Another mistake is that models are specific to project roles at each system level, and choosing the wrong system level can lead to reductionism or holism. Reductionism means trying to explain a complex system by the interactions not of its subsystems but of some parts of the system at substantially lower levels, even if at these inappropriately chosen levels to isolate something significant and omit everything unimportant at those levels in the descriptions. Yes, the human body consists of atoms, that's true - but this is the wrong system level to explain what distinguishes a human from robots and cats. If you want to repair an excavator, modeling the excavator from atoms or even molecules for these repair works will be extremely incorrect. The same applies to holism: explaining that everything in systems depends solely on their supersystems. No, models should be convenient for activity at each level; they should allow explanations (discuss the reasons and consequences of what is happening in the subject domain of interest) rather than being abstractly "scientifically correct." Let's reiterate: systemic thinking - it's not just pure mathematics or logic, its models and reasoning using them are determined by the interests in activities, relying on methodology as a discipline of the intelligence stack.
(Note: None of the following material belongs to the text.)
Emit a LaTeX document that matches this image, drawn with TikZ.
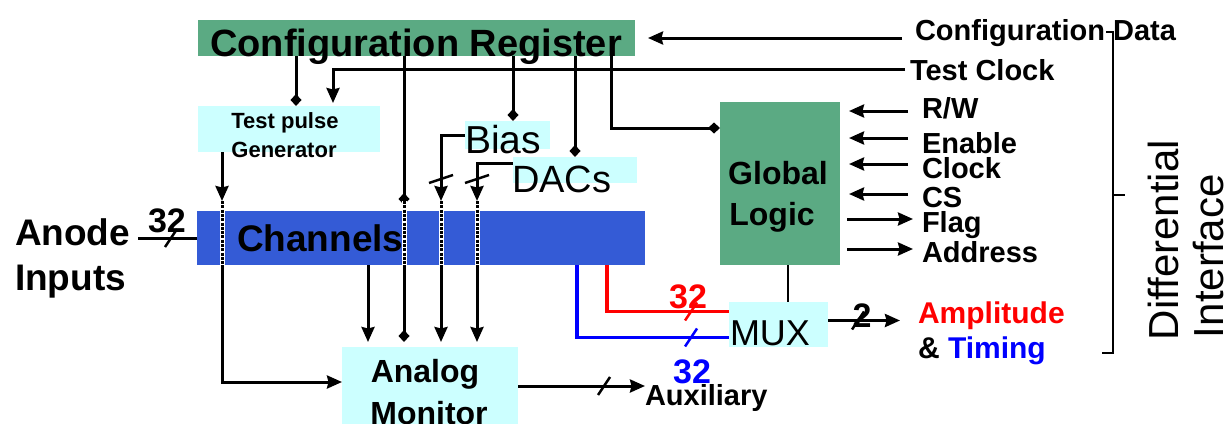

If some models and reasoning based on them are formally correct but do not help accomplish anything in the physical world, they are useless and should not be enacted.
In summary: in systemic descriptions, there should be many models (multi-model), because systems are linked to numerous different activities/practices/jobs carried out by varied project roles implementing diverse intentions, arising from their preferences in very different areas of interest. And to ensure that attention on important descriptions does not drift during action coordination of roles performing various tasks, multi-models should be documented in a form that allows all interested roles to use them (this is sometimes called "information management": all models needed must be accessible, and changes in them should be communicated to all stakeholders/roles).